In the following text, by taking an indentation cycle of a single-crystalline Ni sample as an example, the data acquisition and processing procedure of the image-based quantification was explained in detail. The TEM observations were performed on a transmission electron microscope (TEM, FEI-ETEM) at 300 kV. The in situ deformation of the sample was performed using an in situ mechanical TEM sample holder (Bestron-INSTEMS-M, Bestron (Beijing) Science and Technology, Co., Ltd., Beijing, China). The in situ deformation was driven by a lead zirconate titanate (PZT) actuator under displacement control. The PZT actuator could provide a full displacement range of 4 μm and a loading rate of 1–2 nm/s.

Figure 4 shows the extraction of the displacements of the indenter, the reference, and the sample from 289 sequential TEM images of the indentation process of the nanoindentation sample shown in Figure 3. Figure 4a–d are the images of the sample prior to indentation, during indentation, at the greatest indentation depth, and after indentation, respectively. The selection of the characteristic region (as a marker) will affect the accuracy of displacement data. As shown in Figure 4e, three characteristic regions were selected on the indenter, the reference beam, and the sample, respectively, to track the trace of the three components throughout all the 289 images involved in this process. Note that the selected regions should appear in all the images. Figure 4f shows the displacement vs. the image number of the three regions on the indenter, the reference beam, and the sample, respectively.

3.4. Calculation of Quantitative Mechanical Data

The data in pixels from regions 1, 2, and 3 were transformed into actual length, and the image number was transformed into the actual acquisition time of the image. Note that if the sample was tilted prior to indentation, the projection of the distances measured from TEM images should be adjusted to the actual value. For example, in this case, if the sample was tilted along the beta axis, the displacement in the image is actually the projection of actual displacement and should be adjusted by multiplying by a coefficient of 1/cos β.
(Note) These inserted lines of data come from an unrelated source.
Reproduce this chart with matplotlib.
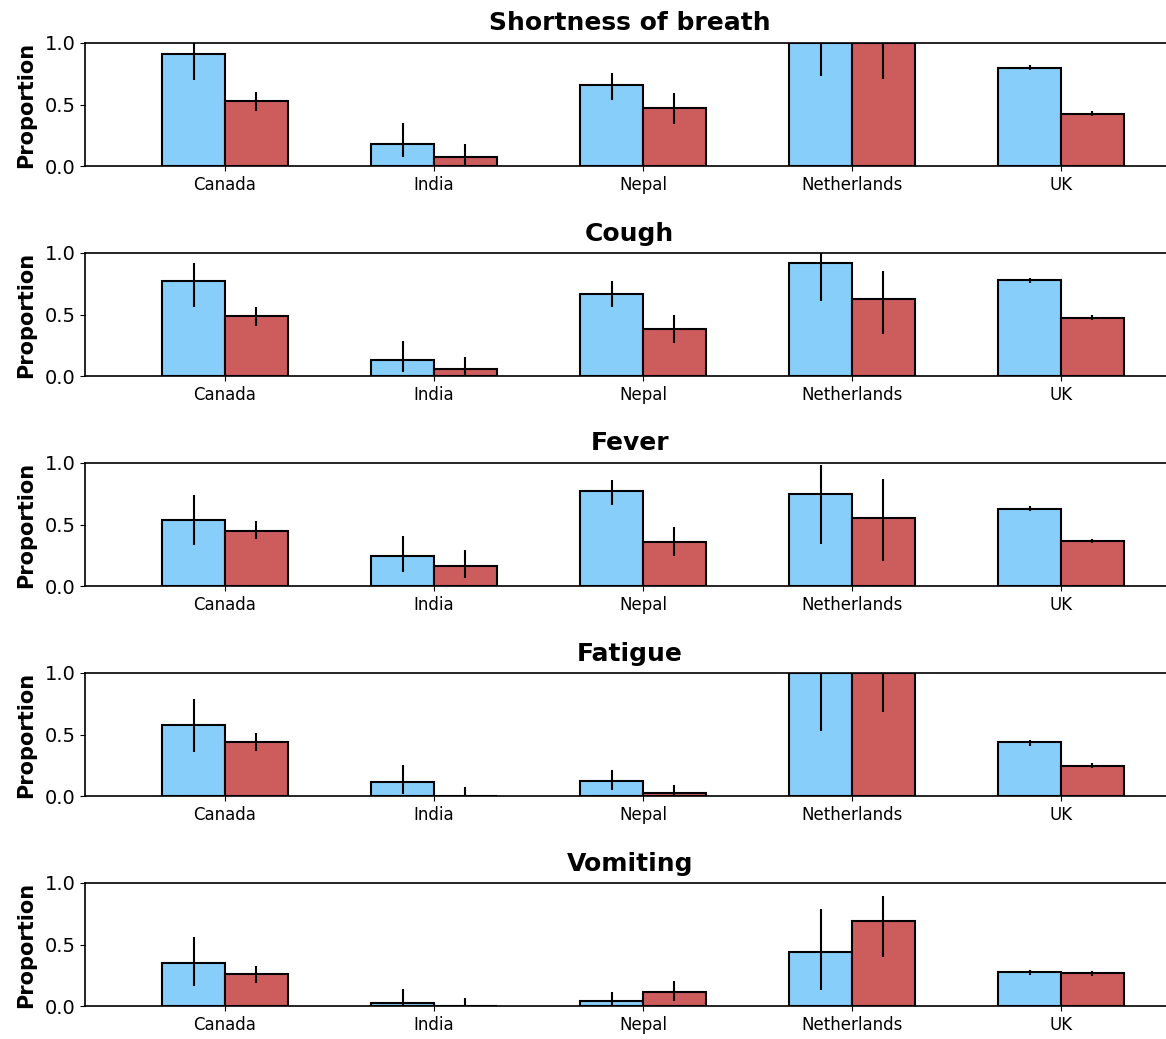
import numpy as np
import matplotlib
matplotlib.use("Agg")
import matplotlib.pyplot as plt

# Dados
countries = ["Canada", "India", "Nepal", "Netherlands", "UK"]
symptoms = ["Shortness of breath", "Cough", "Fever", "Fatigue", "Vomiting"]

# primeira série (azul): proporção, limite inferior, limite superior
blue_vals = [
    [0.91, 0.18, 0.66, 1.00, 0.80],
    [0.77, 0.13, 0.67, 0.92, 0.78],
    [0.54, 0.24, 0.77, 0.75, 0.63],
    [0.58, 0.11, 0.12, 1.00, 0.44],
    [0.35, 0.025, 0.04, 0.44, 0.28],
]
blue_lo = [
    [0.70, 0.07, 0.54, 0.73, 0.78],
    [0.56, 0.035, 0.56, 0.61, 0.76],
    [0.33, 0.11, 0.66, 0.34, 0.61],
    [0.36, 0.02, 0.05, 0.53, 0.41],
    [0.16, 0.0, 0.0, 0.13, 0.255],
]
blue_hi = [
    [1.05, 0.35, 0.76, 1.05, 0.82],
    [0.92, 0.285, 0.77, 1.05, 0.80],
    [0.74, 0.41, 0.86, 0.98, 0.65],
    [0.79, 0.255, 0.21, 1.05, 0.455],
    [0.56, 0.14, 0.11, 0.79, 0.295],
]

# segunda série (vermelha)
red_vals = [
    [0.53, 0.07, 0.47, 1.00, 0.425],
    [0.485, 0.055, 0.38, 0.63, 0.475],
    [0.45, 0.16, 0.355, 0.555, 0.365],
    [0.44, 0.0, 0.027, 1.00, 0.247],
    [0.257, 0.0, 0.114, 0.69, 0.266],
]
red_lo = [
    [0.45, 0.0, 0.345, 0.705, 0.405],
    [0.41, 0.0, 0.265, 0.345, 0.455],
    [0.38, 0.065, 0.24, 0.20, 0.348],
    [0.365, 0.0, 0.0, 0.685, 0.228],
    [0.19, 0.0, 0.04, 0.40, 0.247],
]
red_hi = [
    [0.60, 0.175, 0.59, 1.05, 0.445],
    [0.56, 0.155, 0.50, 0.855, 0.497],
    [0.525, 0.29, 0.48, 0.87, 0.386],
    [0.515, 0.07, 0.09, 1.05, 0.266],
    [0.325, 0.065, 0.205, 0.895, 0.285],
]

BLUE = "lightskyblue"
RED = "indianred"
largura = 0.3
x = np.arange(len(countries))

fig = plt.figure(figsize=(11.66, 10.39), dpi=100)
W, H = 1166, 1039

for i, sym in enumerate(symptoms):
    top = 43 + 210 * i
    ax = fig.add_axes([85 / W, 1 - (top + 123) / H, (W - 85) / W, 123 / H])

    bv = np.array(blue_vals[i])
    rv = np.array(red_vals[i])
    berr = [bv - np.array(blue_lo[i]), np.array(blue_hi[i]) - bv]
    rerr = [rv - np.array(red_lo[i]), np.array(red_hi[i]) - rv]

    ax.bar(x - largura / 2, bv, largura, color=BLUE, edgecolor="black",
           linewidth=1.5, yerr=berr, error_kw=dict(ecolor="black", elinewidth=1.5, capsize=0))
    ax.bar(x + largura / 2, rv, largura, color=RED, edgecolor="black",
           linewidth=1.5, yerr=rerr, error_kw=dict(ecolor="black", elinewidth=1.5, capsize=0))

    ax.set_xlim(-0.67, 4.502)
    ax.set_ylim(0, 1)
    ax.set_yticks([0.0, 0.5, 1.0])
    ax.set_yticklabels(["0.0", "0.5", "1.0"], fontsize=14)
    ax.set_xticks(x)
    ax.set_xticklabels(countries, fontsize=12)
    ax.set_ylabel("Proportion", fontsize=15, fontweight="bold", labelpad=6)
    ax.set_title(sym, fontsize=18, fontweight="bold", pad=9, x=0.504)
    ax.spines["right"].set_visible(False)
    for s in ["left", "bottom", "top"]:
        ax.spines[s].set_linewidth(1.2)

fig.savefig("out.png", dpi=100)
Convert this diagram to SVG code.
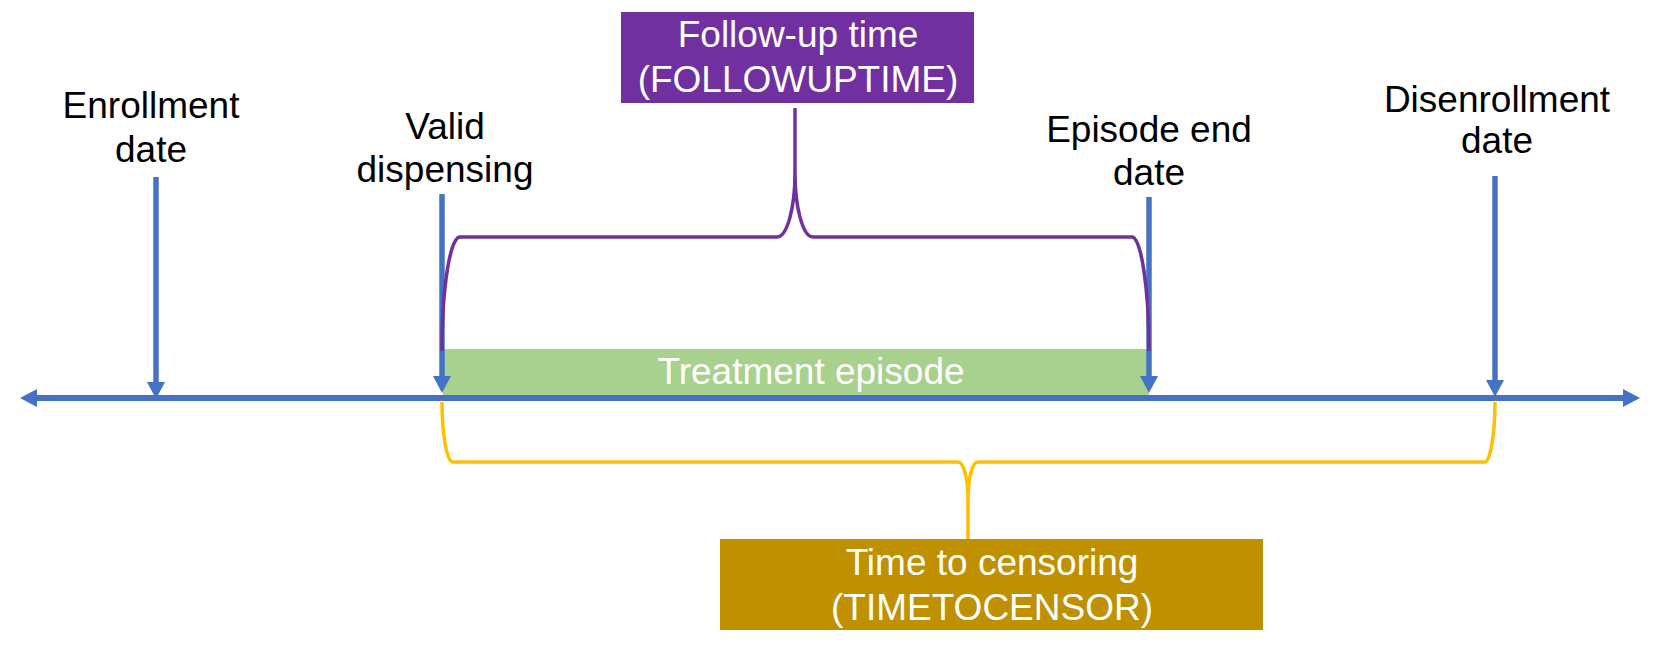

The pixel size d′ (nm/pixel) can be measured from the image directly. Therefore, the actual displacement of the indenter, the reference beam, and the sample are

$$\left\{\begin{array}{l}{d}_I=n_I\cdot d^{\prime }/\cos \beta \hfill \\ d_R=n_R\cdot d^{\prime }/\cos \beta \hfill \\ d_S=n_S\cdot d^{\prime }/\cos \beta \hfill \end{array}\right.$$

(7)

The indentation depth is

$$h=d_I-d_S=\left(n_I-n_S\right)\cdot d^{\prime }/\cos \beta$$

(8)

The load on the clamped beam is

$$\begin{array}{c}F=\frac{2EW{D}^3}{L^3}\left(d_S-d_R\right)\\ =\frac{2EW{D}^3}{L^3}\cdot \left(n_S-n_R\right)\cdot d^{\prime }/\cos \beta \end{array}$$

(9)

In this case, the pixel size d′ is 1.4 nm/pixel, and the beta tilt angle is 0. The dimensions of the clamped beam are W = 60 μm, D = 21 μm, and L = 900 μm. The clamped beam is made of single-crystalline silicon, and the elastic modulus along the clamped direction ([110]_Si) is E = 169 MPa [1]. By substituting these parameters into Equations (8) and (9), the time-indentation depth-load relation of the indentation process can be obtained. Figure 5a shows the variation in indentation depth and load with time. Figure 5b shows the corresponding indentation depth–load curve of this process. The displacement resolution, which corresponds to the pixel size, in this case is 1.4 nm, and the load resolution is 0.36 μN. The frame rate of the indentation process is approximately 5 frames/second. Therefore, the image-based quantification method introduced and tested in this article can simultaneously provide relatively high spatial (displacement and load) resolution and temporal (frame rate) resolution.

Since the image-based quantification method is free from any data acquisition and processing module, it can be well applied to other in situ TEM mechanical stages, such as bimetallic strips [29,30,31], thermal actuators [5,28,32], comb drive actuators [6,26], probe-type mechanical holders [33,34,35], etc. All that is required is to mount the sample on a clamped beam and introduce a reference marker to the close vicinity of the sample from a well-chosen stationary location with respect to the fixed ends of the clamped beam, so as to accurately reflect the deflection of the beam. However, since the relevant markers are required to be in the viewing area throughout in situ straining, the magnification cannot be increased much further, making it very difficult to realize atomic-scale quantified straining in TEM. On the other hand, thanks to the rapid development of fast cameras (Themofisher Ceta, Gatan Oneview, Gatan K2/K3, etc.) for TEM, the temporal resolution of this method can be raised further. In addition, automation of this method can be pursued in interdisciplinary research and development with information technology to provide real-time deformation/force data.

4. Conclusions

By taking in situ TEM nanoindentation as an example, we developed a novel method for image-based quantified in situ TEM mechanical tests with both high spatial and temporal resolutions. By virtue of the precise machining and positioning capability of the FIB-SEM system, a reference beam was introduced to the close vicinity of the indenter–sample region. By arranging the indenter, the sample, and the reference beam in a micron-sized area, the indentation depth and deflection of the sensing beam can be directly and dynamically acquired from the relative motion of markers on the three components while observing the indentation process at a relatively high magnification. No alteration of viewing area is involved throughout the process; therefore, no deformation events will be missed and the collection rate of quantification data can be raised significantly.